Tuesday, May 20, 2008

I'm turning into an 7th grader...

They say that when you live with your pets long enough, you start to look alike.

I wonder if the same is true for your job?

I think I'm turning into an 7th grader. and not just any 7th grader...I am beginning to take on the tendencies and complexities of a middle school student here in inner city Boston.

It has been a transformation that crept on me ever so slowly. I was immune to it in September, slightly aware of their nuances by December. But now, it being almost June, I am fully engorged in the mentality of youth. It is starting to show itself in the smallest of ways....

first of which being my sense of humor. Being an only child and forced into private school for my entire education, I tend to have a more sarcastic sense of humor and never found slapstick comedy very funny. Until now. There have been several times where I have to stifle my laughter behind a stern look or "Hey X, stop that right now!". On the inside though, I am dying when X trips Y by stepping on his shoelace.

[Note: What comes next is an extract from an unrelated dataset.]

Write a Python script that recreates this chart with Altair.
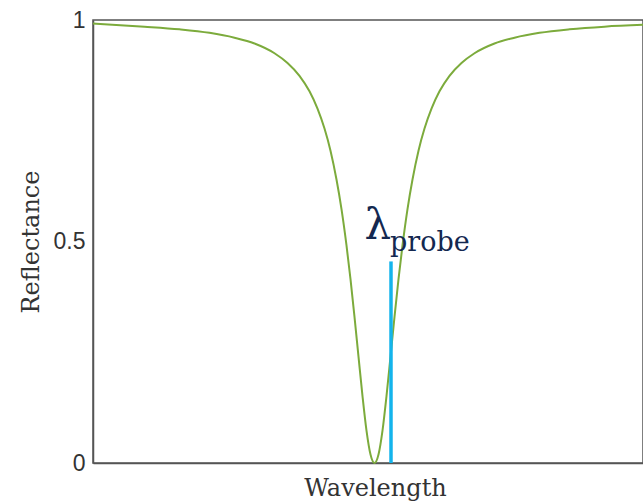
import altair as alt
import pandas as pd

# Curve (x in arbitrary wavelength units 0..550)
wl = [0, 51.5, 86.5, 116.5, 141.5, 161.5, 181.5, 194.5, 206.5, 216.5, 224.5, 231.5,
      237.5, 243.5, 248.5, 253.5, 257.5, 261.5, 265.5, 269.5, 273.5, 277.5, 281.5,
      285.5, 289.5, 293.5, 297.5, 301.5, 305.5, 309.5, 314.5, 319.5, 325.5, 331.5,
      338.5, 346.5, 356.5, 368.5, 381.5, 401.5, 421.5, 446.5, 476.5, 511.5, 550]
refl = [0.992, 0.985, 0.979, 0.971, 0.960, 0.947, 0.925, 0.903, 0.874, 0.839, 0.800,
        0.755, 0.705, 0.640, 0.573, 0.491, 0.415, 0.330, 0.240, 0.151, 0.073, 0.019,
        0.0,
        0.019, 0.073, 0.151, 0.240, 0.330, 0.415, 0.491, 0.573, 0.640, 0.705, 0.755,
        0.800, 0.839, 0.874, 0.903, 0.925, 0.947, 0.960, 0.971, 0.979, 0.985, 0.989]

probe_x = [298]
probe_top = [0.455]

y_ticks = [0, 0.5, 1]

curve = pd.DataFrame({"w": wl, "r": refl})
probe = pd.DataFrame({"w": probe_x, "r0": [0.0], "r1": probe_top})

xs = alt.Scale(domain=[0, 550], nice=False, zero=False)
ys = alt.Scale(domain=[0, 1], nice=False)

line = alt.Chart(curve).mark_line(color="#7cab3c", strokeWidth=2, interpolate="monotone").encode(
    x=alt.X("w:Q", scale=xs, axis=alt.Axis(title="Wavelength", labels=False, ticks=False,
                                            grid=False, domainColor="#555555", domainWidth=1.5,
                                            titleFont="DejaVu Serif", titleFontSize=24,
                                            titleFontWeight="normal", titleColor="#333333",
                                            titlePadding=13, titleX=282)),
    y=alt.Y("r:Q", scale=ys, axis=alt.Axis(title="Reflectance", values=y_ticks, format="~g",
                                            ticks=False, grid=False, domainColor="#555555",
                                            domainWidth=1.5, labelFont="Liberation Sans",
                                            labelFontSize=23, labelColor="#333333",
                                            labelPadding=8,
                                            titleFont="DejaVu Serif", titleFontSize=24,
                                            titleFontWeight="normal", titleColor="#333333",
                                            titlePadding=10)),
)

rule = alt.Chart(probe).mark_rule(color="#14b4ec", strokeWidth=3.5).encode(
    x=alt.X("w:Q", scale=xs), y=alt.Y("r0:Q", scale=ys), y2="r1:Q"
)

lam = alt.Chart(pd.DataFrame({"w": [298], "r": [0.505], "t": ["λ"]})).mark_text(
    font="DejaVu Serif", fontSize=42, color="#142850", align="right", baseline="alphabetic"
).encode(x=alt.X("w:Q", scale=xs), y=alt.Y("r:Q", scale=ys), text="t:N")

sub = alt.Chart(pd.DataFrame({"w": [297], "r": [0.478], "t": ["probe"]})).mark_text(
    font="DejaVu Serif", fontSize=27, color="#142850", align="left", baseline="alphabetic"
).encode(x=alt.X("w:Q", scale=xs), y=alt.Y("r:Q", scale=ys), text="t:N")

chart = alt.layer(line, rule, lam, sub).properties(
    width=550, height=443,
    autosize=alt.AutoSizeParams(type="none"),
    padding={"left": 93, "top": 20, "right": 0, "bottom": 41},
    background="white",
).configure_view(stroke="#555555", strokeWidth=1.5)

chart.save("out.html", embed_options={"renderer": "svg", "actions": False})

The second and more obvious aspect of my transformation is a more recent occurance. I have found myself, on more than one occasion, using their slang. and thats really sad when a fully grown adult uses the term "fer real dawg?" over a dry martini at happy hour. The first time it slipped out, I played it off like a joke, imitating my students, and all the while silently berating myself for such a slip of tongue.

But it happened again yesterday. The darling children of Boston Public Schools have a complex dialect used specifically for when someone is wrong or embarrassed and the term is "salted". Salted has originated from the base word "sauce" which, I've been informed, is so out now.

(for those who need a quick lesson, salted would be used in the following manner:
Student X: We have a test today
Student Y: No we don't
X: Yes we do you idiot
Y: No we mos def don't
X: Ms E____, do we have a test today?
Me: Yes we do, X
X to Y: oooooo salted!!!)

So yesterday I am mid conversation when I bet someone I couldn't complete a task. Upon completion of the task, I immediately turn and exclaim, "ooooo salted!". At this moment, I receive a look like I have 10 heads at which point I then try to explain the meaning of the word. I guess the meaning is lost outside of its natural habitat.

I only have 4 weeks left in this school year and then it is a blissful 2 months of sleeping in late, weekends at the Cape and general summer enjoyment. By the end of these 4 weeks, I will hope to walk out of here with some of my essence still in tact.
However, if you spot me walking down Newbury Street in a XXL white tee with my "jordans" looking fresh...please save me.



Rachel said...

PLEASE wear a huge t-shirt on Newbury St. I would pay to see that. :) You would be totally forcin' it.

Emily said...

Yo that would be so fly!


theodore said...

you need to write a book about inner-city slang......and how to use it properly in daily life...

i would so buy that fo sho!

P said...

um, yeah, just wait until your the mother of a teenager. Talk about embarrassing when you let those things slip! Ughh.

Grace said...

hahaha! I actually slipped 'wtf' a phone convo with my mother a few months back. She never said anything about it, but a few weeks later she used it. When I called her out on it she admitted to txting my lil sis to find out what it meant. now she uses it all the time!